When the Climate Spoke, Humans Listened
What makes this discovery especially striking is its timing. The evidence at Jebel Faya ties human presence to the closing chapter of a climatic phase known as Marine Isotope Stage 5a (MIS 5a) — a time of dramatic environmental shifts.
'Think of MIS 5a as a climatic pendulum,' explains Dr. Knut Bretzke, lead researcher and head of the German Archaeological Mission in Sharjah. 'Temperatures and rainfall patterns swung wildly. Monsoons from the Indian Ocean brought brief windows of rainfall that turned Arabia's barren deserts into green patches of lakes and grasslands.'
In those rare humid phases, life bloomed — and early humans made their mark. Contrary to the long-held belief that the Arabian Peninsula served only as a corridor for migration, these greener interludes provided a habitable refuge, sustaining long-term human presence.
Tools That Tell a Story
At the heart of the discovery lie stone tools — silent, sharp witnesses to a vanished way of life. What sets the inhabitants of Jebel Faya apart is not just that they used tools, but how they made them.
While other sites across northern Arabia have yielded triangular or ovoid tools, the assemblage at Faya is different. Here, early humans crafted elongated blades and flakes using a method called bidirectional reduction — a technique involving precise, strategic strikes to both ends of a stone core.
'This wasn't random knapping,' says Dr. Bretzke. 'Bidirectional reduction required foresight. It's like a chef filleting a fish — each strike intentional, each angle calculated. The goal was to maximise material efficiency, preserving the raw stone for future use. It reflects deep environmental knowledge and an extraordinary level of cognitive skill.'
The results were multipurpose tools — designed for hunting, butchering, processing plants, and crafting more tools. In this remote corner of Arabia, technology was not only survival — it was culture.
A Rare Window into a Continuous Human Past
Jebel Faya doesn't just offer a glimpse into the past — it preserves it in almost uninterrupted layers.

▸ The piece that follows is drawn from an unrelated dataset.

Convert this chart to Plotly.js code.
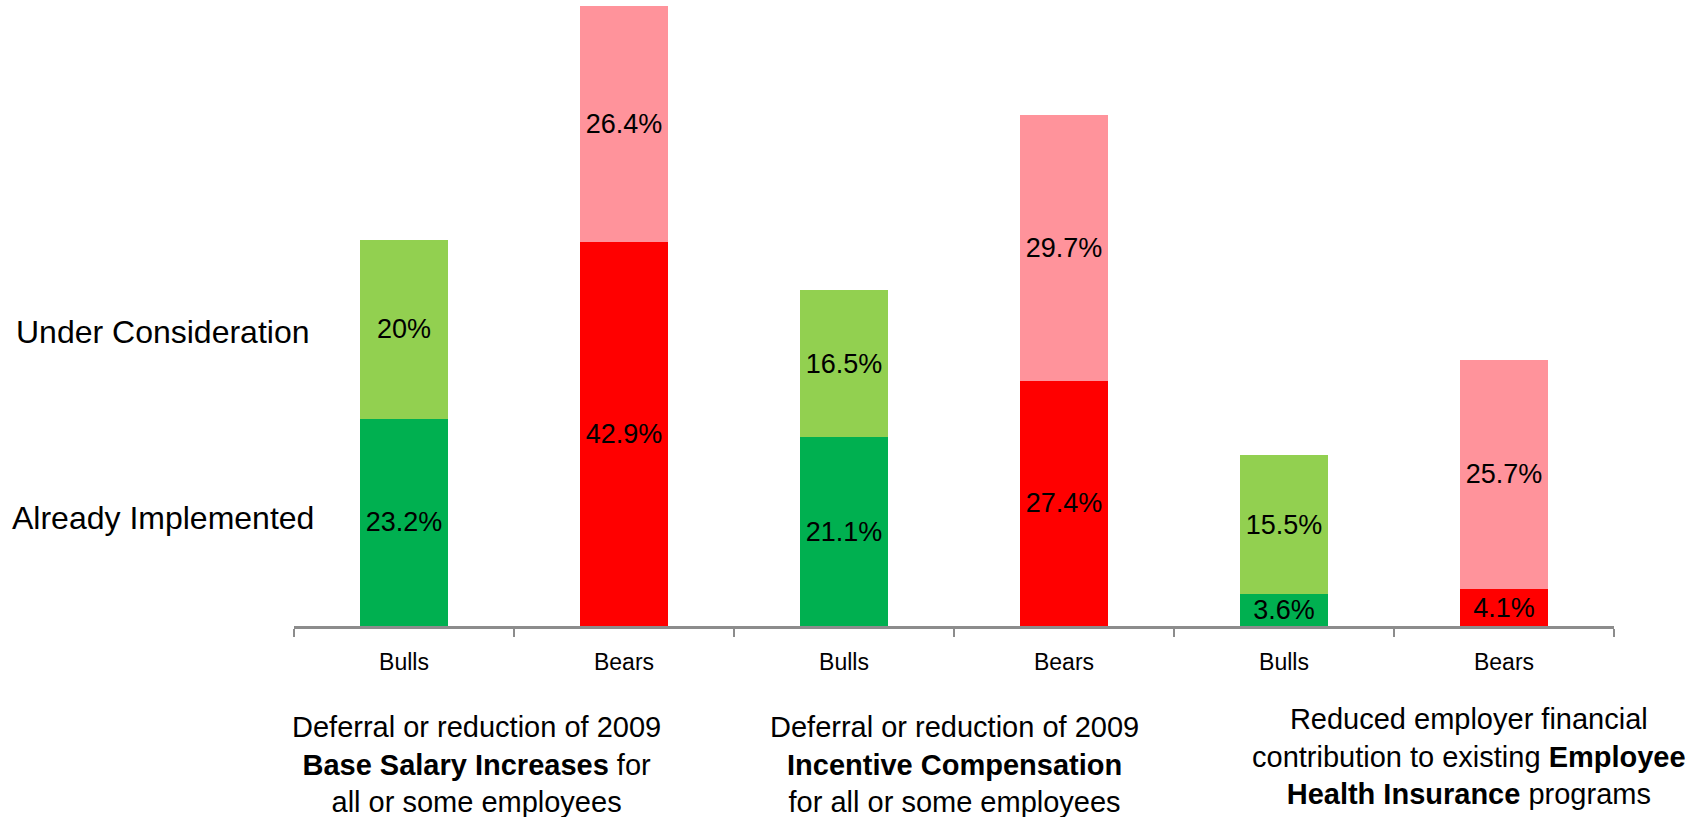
<!DOCTYPE html>
<html>
<head>
<meta charset="utf-8">
<script src="https://cdn.plot.ly/plotly-3.0.1.min.js"></script>
<style>
  html, body { margin: 0; padding: 0; background: #ffffff; }
  #chart { width: 1698px; height: 817px; }
</style>
</head>
<body>
<div id="chart"></div>
<script>
// Bar identifiers (one per bar) and the labels shown under each bar
const barIds = ["salary-bulls", "salary-bears", "incentive-bulls", "incentive-bears", "health-bulls", "health-bears"];
const barLabels = ["Bulls", "Bears", "Bulls", "Bears", "Bulls", "Bears"];

// Percent of respondents per stage
const alreadyImplemented = [23.2, 42.9, 21.1, 27.4, 3.6, 4.1];
const underConsideration = [20, 26.4, 16.5, 29.7, 15.5, 25.7];

// Colours per bar: bulls in greens, bears in reds
const implementedColors = ["#00B050", "#FF0000", "#00B050", "#FF0000", "#00B050", "#FF0000"];
const considerationColors = ["#92D050", "#FF939B", "#92D050", "#FF939B", "#92D050", "#FF939B"];

// Group captions under each pair of bars (paper coordinates)
const groupCaptions = [
  "Deferral or reduction of 2009<br><b>Base Salary Increases</b> for<br>all or some employees",
  "Deferral or reduction of 2009<br><b>Incentive Compensation</b><br>for all or some employees",
  "Reduced employer financial<br>contribution to existing <b>Employee</b><br><b>Health Insurance</b> programs"
];
const captionX = [0.138, 0.5, 0.89];
const captionY = [-0.132, -0.132, -0.12];

const FONT = "Liberation Sans, Arial, sans-serif";

const barStyle = {
  type: "bar",
  x: barIds,
  texttemplate: "%{y}%",
  textposition: "inside",
  insidetextanchor: "middle",
  constraintext: "none",
  textfont: { family: FONT, size: 27, color: "#000000" },
  hoverinfo: "skip",
  showlegend: false
};

const traces = [
  Object.assign({}, barStyle, {
    name: "Already Implemented",
    y: alreadyImplemented,
    marker: { color: implementedColors, line: { width: 0 } }
  }),
  Object.assign({}, barStyle, {
    name: "Under Consideration",
    y: underConsideration,
    marker: { color: considerationColors, line: { width: 0 } }
  })
];

const annotations = groupCaptions.map((t, i) => ({
  text: t,
  xref: "paper",
  x: captionX[i],
  yref: "paper",
  y: captionY[i],
  yanchor: "top",
  xanchor: "center",
  align: "center",
  showarrow: false,
  font: { family: FONT, size: 29, color: "#000000" }
}));

// Row labels on the left
annotations.push(
  { text: "Under Consideration", xref: "paper", x: -0.099, xanchor: "center",
    yref: "paper", y: 0.47, yanchor: "middle", showarrow: false,
    font: { family: FONT, size: 32, color: "#000000" } },
  { text: "Already Implemented", xref: "paper", x: -0.099, xanchor: "center",
    yref: "paper", y: 0.173, yanchor: "middle", showarrow: false,
    font: { family: FONT, size: 32, color: "#000000" } }
);

const layout = {
  width: 1698,
  height: 817,
  margin: { l: 294, r: 84, t: 0, b: 191 },
  paper_bgcolor: "#ffffff",
  plot_bgcolor: "#ffffff",
  barmode: "stack",
  bargap: 0.6,
  xaxis: {
    type: "category",
    range: [-0.5, 5.5],
    tickmode: "array",
    tickvals: barIds,
    ticktext: barLabels,
    tickson: "boundaries",
    ticks: "outside",
    ticklen: 8,
    tickwidth: 2,
    tickcolor: "#8C8C8C",
    showline: true,
    linecolor: "#8C8C8C",
    linewidth: 3,
    showgrid: false,
    zeroline: false,
    ticklabelstandoff: 13,
    tickfont: { family: FONT, size: 23, color: "#000000" },
    fixedrange: true
  },
  yaxis: {
    range: [0, 70],
    visible: false,
    showgrid: false,
    zeroline: false,
    fixedrange: true
  },
  annotations: annotations
};

Plotly.newPlot("chart", traces, layout, { displayModeBar: false, staticPlot: true });
</script>
</body>
</html>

The site holds a near-continuous archaeological record from 210,000 to 80,000 years ago, a rarity in Arabian archaeology. Using luminescence dating, researchers were able to determine the age of sediment layers with remarkable precision, suggesting that early humans either continuously occupied or repeatedly returned to this site across different climate phases.
As Sharjah moves forward with the nomination of the Faya Palaeolandscape to the UNESCO World Heritage List, the study provides further weight. It positions the region as one of the earliest known locations in the Arabian Peninsula where humans didn't just survive — they adapted, innovated, and thrived.
Sharjah's Legacy in the Making
For His Excellency Eisa Yousif, Director of SAA and one of the study's contributors, the findings carry both scientific and human meaning:'The discoveries at Jebel Faya show that resilience, adaptability, and innovation are among the most defining traits of humanity. These tools reflect a profound relationship between people and their land. As we advance our efforts to nominate the Faya Palaeolandscape for UNESCO recognition, we are reminded of how our shared past continues to shape who we are — and who we may become.'
Beyond the data and dating methods, the study offers a blueprint for how rigorous science can meet compelling storytelling. It invites both academic and general audiences to reimagine the human journey, not as a straight line, but as a layered story written into stone.
And through it all, it cements Sharjah's leadership in archaeological research and cultural heritage preservation — not only documenting history but redefining its role in telling it.